Em tempos pré-pandemia, o colo era muito frequente, mesmo com a criança estando bem. Agora, diz Márcia, ela tenta contornar essa necessidade conduzindo o pequeno para o espaço. “Eu me aproximo dele, dou o carinho que precisa, mas o incentivo a explorar o local, dentro das propostas que preparamos”, pontua. Ficar por perto, fazer com que a criança sinta a proximidade do educador, é fundamental para ela se sentir segura, especialmente nesse reinício. 

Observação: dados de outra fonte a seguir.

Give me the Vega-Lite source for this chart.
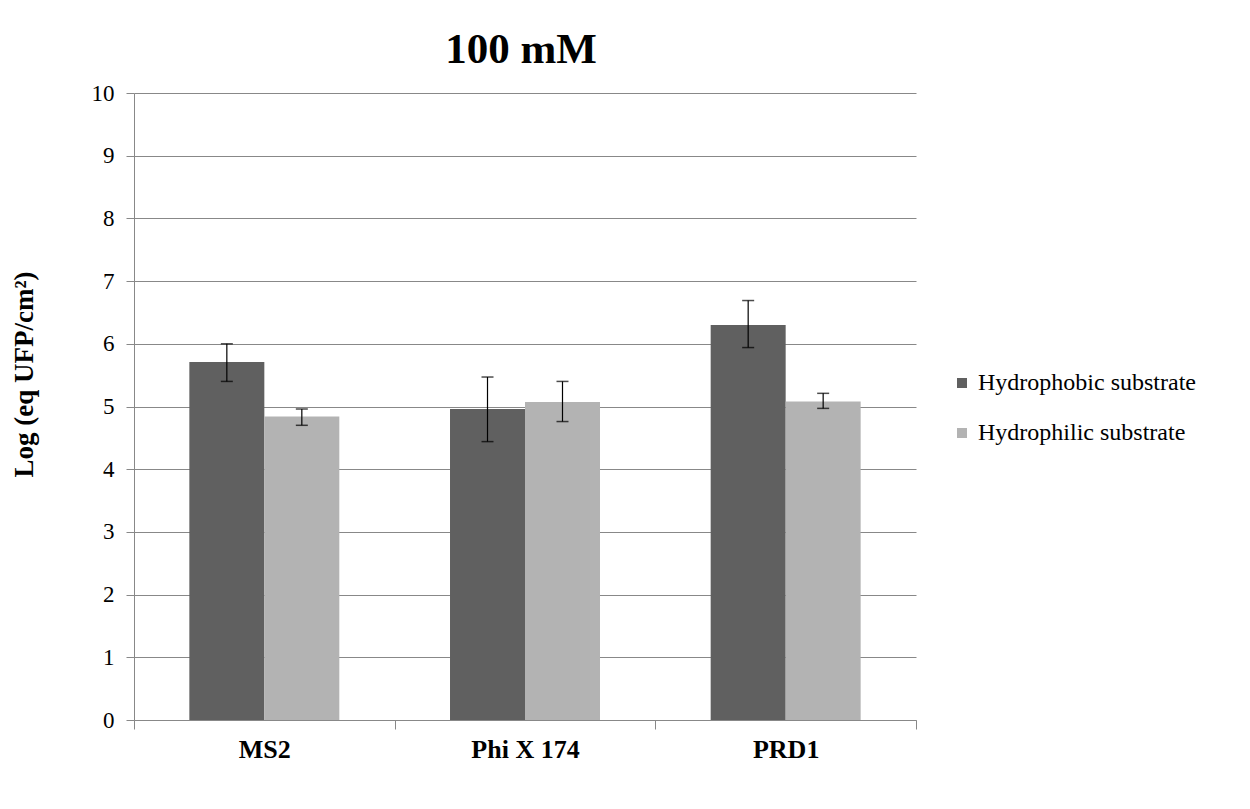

Mas o colo, que vinha quase instintivamente, nem sempre é necessário. “Procuro dar à criança todos os recursos para que ela explore o ambiente tranquila. Estarei por perto para atendê-la quando precisar.”

Objetos transicionais

Os educadores do ekoa têm ressignificado o conceito de proximidade física, antes mais focado no contato físico. Nesse processo, os objetos transicionais, aqueles aos quais a criança tem maior apego, tem sido estimulados também para as que sentem essa necessidade. “São objetos importantes quando eles deixam o porto seguro deles, que é a casa, e vão para a escola.”

Esses objetos chegam na mochila, com a fralda, o leite, a chupeta. São brinquedos, e, às vezes, paninhos e naninhas. Em tempos de coronavírus, o cuidado precisa ser redobrado para que eles não sejam compartilhados com outras crianças.

De forma geral, comenta Márcia, os bebês adaptaram-se bem ao retorno. Ela percebe que eles gostaram de estar de volta, de se relacionar com seus pares, de terem mais possibilidades de brincar ali do que em casa. O fato de a escola ter interagido remotamente, durante toda a quarentena, com as famílias também ajudou nesse processo de reintegração. “As famílias vieram com essa consciência do acolhimento, sabiam das adaptações e mudanças, mas têm certeza de que os filhos estão bem aqui, o que contribui para a tranquilidade deles”, acredita.

Perdas e ganhos

No reencontro, Márcia sentiu o peso de não ter acompanhado o crescimento dos bebês de perto nos últimos meses. “Estávamos em contato com eles por vídeos, mas não é a mesma coisa de observar diariamente seu desenvolvimento”, diz Márcia. Como educadora, ela sentiu falta da ausência de continuidade no processo de observação do desenvolvimento dos bebês. “É muito difícil imaginar a Educação Infantil de outra forma que não a presencial”, pontua. 

Encontrá-los em outro momento, mais crescidos e autônomos, foi a constatação de que houve um afastamento de fato. Se Márcia identifica isso como perda por um lado, por outro sente que houve um ganho significativo para as famílias, que puderam estar diariamente com seus pequenos. 

“Eu tinha vontade de vê-los crescer, mas, nessa chegada, eles vão mostrando a cada dia o quanto cresceram e aprenderam no período em que ficamos fisicamente distantes.”

Para Márcia, essa constatação é também uma forma de dar novo sentido aos dias de quarentena. “É um jeito bonito de ressignificar o que passamos. E agora sinto que tenho o privilégio de recebê-los novamente, numa outra fase.”